On the tech side, automation is an important piece of making electronic records management happen. Agencies that abandon the print-to-file system might upgrade only by manually dragging and dropping copies of relevant emails into records folders -- a tedious task that is apt to be neglected.
"The more that you can make it so that the system takes care of those processes, the easier it will be for the employee to do the right thing," said April Chen, senior project manager at information management vendor Iron Mountain.
But technology cuts two ways. When the policy was first being drawn up in 2011, email management was a resource issue as well as a records issue. Many legacy email systems were being squeezed by the demands of storing emails and attachments, and employees were routinely deleting email to stay within their individual storage limits. While emails in such systems can be archived to backup tapes, retrieving the contents and associated metadata can be expensive.
In the intervening years, however, many government users have switched to cloud-based email systems, or are finding that the costs associated with storage are declining, which means that it is easier to defer hard records management decisions.
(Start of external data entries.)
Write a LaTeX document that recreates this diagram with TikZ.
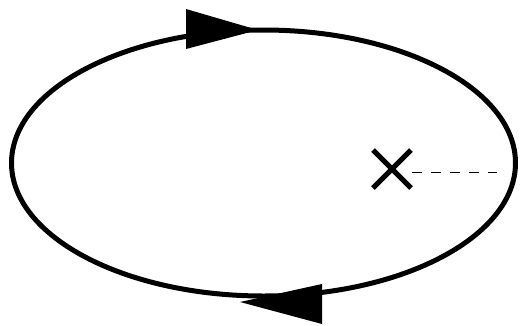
\documentclass[tikz,border=0pt]{standalone}
\usetikzlibrary{shapes.misc}
\begin{document}
\begin{tikzpicture}[x=1pt,y=-1pt,
  loop/.style={line width=5pt},
  headtri/.style={fill=black},
  crossmark/.style={cross out,draw,line width=5pt,minimum size=33pt,inner sep=0pt},
  cutline/.style={line width=1pt,dash pattern=on 10pt off 9pt}]
  \useasboundingbox (0,0) rectangle (520,325);
  % closed contour
  \draw[loop] (263.5,163) ellipse [x radius=252, y radius=133];
  % orientation arrows
  \fill[headtri] (186,9) -- (258,30) -- (186,49) -- cycle;
  \fill[headtri] (322,284) -- (240,302) -- (322,324) -- cycle;
  % pole and its cut
  \node[crossmark] (pole) at (392,169) {};
  \coordinate (cutend) at (497,172);
  \draw[cutline] (412,172) -- (cutend);
\end{tikzpicture}
\end{document}
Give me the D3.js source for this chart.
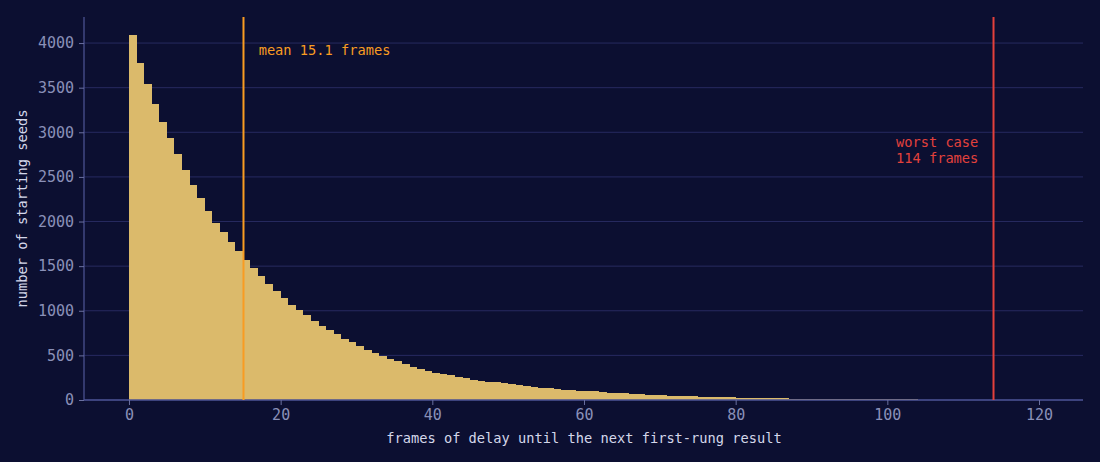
<!DOCTYPE html>
<html>
<head>
<meta charset="utf-8">
<script src="https://cdn.jsdelivr.net/npm/d3@7"></script>
<style>
  html, body { margin: 0; padding: 0; background: #0c0f31; }
  svg { display: block; }
  text { font-family: "DejaVu Sans Mono", monospace; }
</style>
</head>
<body>
<div id="chart"></div>
<script>
// frames of delay (bin start, width 1) and how many seeds landed in each bin
const frames = d3.range(0, 104);
const counts = [
  4090, 3776, 3541, 3317, 3115, 2936, 2756, 2577, 2409, 2263,
  2118, 1983, 1882, 1770, 1669, 1569, 1479, 1389, 1300, 1221,
  1143, 1064, 1008, 952, 885, 829, 784, 739, 683, 650,
  605, 560, 527, 493, 459, 437, 403, 370, 347, 325,
  303, 291, 280, 258, 246, 224, 213, 202, 200, 190,
  179, 168, 157, 146, 136, 132, 123, 114, 110, 103,
  99, 96, 90, 80, 77, 75, 68, 65, 58, 55,
  52, 47, 45, 43, 41, 39, 35, 33, 32, 30,
  28, 24, 23, 21, 20, 19, 18, 14, 13, 13,
  12, 12, 11, 11, 10, 10, 10, 9, 9, 9,
  8, 8, 8, 7
];
const xTicks = [0, 20, 40, 60, 80, 100, 120];
const yTicks = [0, 500, 1000, 1500, 2000, 2500, 3000, 3500, 4000];
const meanFrames = 15.1;
const worstFrames = 114;

const W = 1100, H = 462;
const margin = { top: 17, right: 17, bottom: 62, left: 84 };
const width = W - margin.left - margin.right,
      height = H - margin.top - margin.bottom;

const svg = d3.select("#chart").append("svg")
    .attr("width", W)
    .attr("height", H);

svg.append("rect").attr("width", W).attr("height", H).attr("fill", "#0c0f31");

const g = svg.append("g")
    .attr("transform", "translate(" + margin.left + "," + margin.top + ")");

const x = d3.scaleLinear().domain([-5.93, 125.8]).range([0, width]);
const y = d3.scaleLinear().domain([0, 4292]).range([height, 0]);

// horizontal grid
g.append("g")
    .selectAll("line")
    .data(yTicks)
    .enter().append("line")
    .attr("x1", 0).attr("x2", width)
    .attr("y1", d => y(d)).attr("y2", d => y(d))
    .attr("stroke", "#272a60")
    .attr("stroke-width", 1);

// histogram bars
g.append("g")
    .selectAll("rect")
    .data(frames)
    .enter().append("rect")
    .attr("x", d => x(d))
    .attr("width", d => x(d + 1) - x(d))
    .attr("y", (d, i) => y(counts[i]))
    .attr("height", (d, i) => y(0) - y(counts[i]))
    .attr("fill", "#dbba6b")
    .attr("shape-rendering", "crispEdges");

// axes
const xAxis = g.append("g")
    .attr("transform", "translate(0," + height + ")")
    .call(d3.axisBottom(x).tickValues(xTicks).tickFormat(d3.format("d"))
        .tickSize(5).tickSizeOuter(0).tickPadding(4));
const yAxis = g.append("g")
    .call(d3.axisLeft(y).tickValues(yTicks).tickFormat(d3.format("d"))
        .tickSize(5).tickSizeOuter(0).tickPadding(5));

[xAxis, yAxis].forEach(a => {
    a.select(".domain").attr("stroke", "#4a5190").attr("stroke-width", 1.3);
    a.selectAll(".tick line").attr("stroke", "#6a70a0");
    a.selectAll(".tick text")
        .attr("fill", "#8a90b8")
        .style("font-family", "'DejaVu Sans Mono', monospace")
        .style("font-size", "15px");
});
xAxis.select(".domain").attr("d", "M0,0H" + width);
yAxis.select(".domain").attr("d", "M0," + height + "V0");

// mean and worst-case markers
g.append("line")
    .attr("x1", x(meanFrames)).attr("x2", x(meanFrames))
    .attr("y1", 0).attr("y2", height)
    .attr("stroke", "#f99c22").attr("stroke-width", 2);
g.append("text")
    .attr("x", x(meanFrames + 2)).attr("y", 38)
    .attr("fill", "#f99c22")
    .style("font-size", "13.7px")
    .text("mean " + meanFrames + " frames");

g.append("line")
    .attr("x1", x(worstFrames)).attr("x2", x(worstFrames))
    .attr("y1", 0).attr("y2", height)
    .attr("stroke", "#e3413c").attr("stroke-width", 2);
const worst = g.append("text")
    .attr("x", x(worstFrames - 2)).attr("y", 130)
    .attr("fill", "#e3413c")
    .attr("text-anchor", "end")
    .style("font-size", "13.7px");
worst.append("tspan").attr("x", x(worstFrames - 2)).text("worst case");
worst.append("tspan").attr("x", x(worstFrames - 2)).attr("dy", 16).text(worstFrames + " frames");

// axis titles
svg.append("text")
    .attr("x", margin.left + x(60))
    .attr("y", 443)
    .attr("text-anchor", "middle")
    .attr("fill", "#d4d7ea")
    .style("font-size", "13.7px")
    .text("frames of delay until the next first-rung result");

svg.append("text")
    .attr("transform", "translate(27," + (margin.top + height / 2) + ") rotate(-90)")
    .attr("text-anchor", "middle")
    .attr("fill", "#d4d7ea")
    .style("font-size", "13.7px")
    .text("number of starting seeds");
</script>
</body>
</html>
"A lot of agencies may say, 'I've saved everything, but I haven't been able to figure out what I want to be able to keep and send to the National Archives," Haralampus said.
Outdated records management standards may hinder agencies from moving to the technology they need to automate their records management processes, said Don Lueders, a longtime federal records management consultant who is currently with IBM's Global Business Services.
Lueders worries that the Department of Defense 5015.2 Records Management Standard, which is in wide use across the whole of government, is rooted in paper-based records management practices. "The standard contains dozens of unique requirements for managing federal email records, all of which pose a tremendous burden on the individual agency end user," he said.
"It's virtually impossible" to comply with the standard "and simultaneously manage the enormous volume of email records that pass through an agency every day" as required by the 2012 presidential directive, Lueders said.
The 2016 email deadline is in many ways just a warmup for the more ambitious goal of the 2012 directive -- to have all electronic records archived in electronic format. This could include disparate forms of content from documents to financial management database content to records in case management systems to social media content.
While the agencies have been asked to handle the email deadline without new funds, it remains to be seen if the 2019 goal can work as an unfunded mandate.
"Email has been relatively manageable, "Brewer said. "Agencies are doing a really good job making progress." But when you get into the 2019 goal, with records coming from such a wide range of systems, including legacy systems that perhaps were not designed with exporting records in mind, the effort could be more resource intensive, Brewer said.
"That's where the money and the resources and the coordination needs to happen," he said.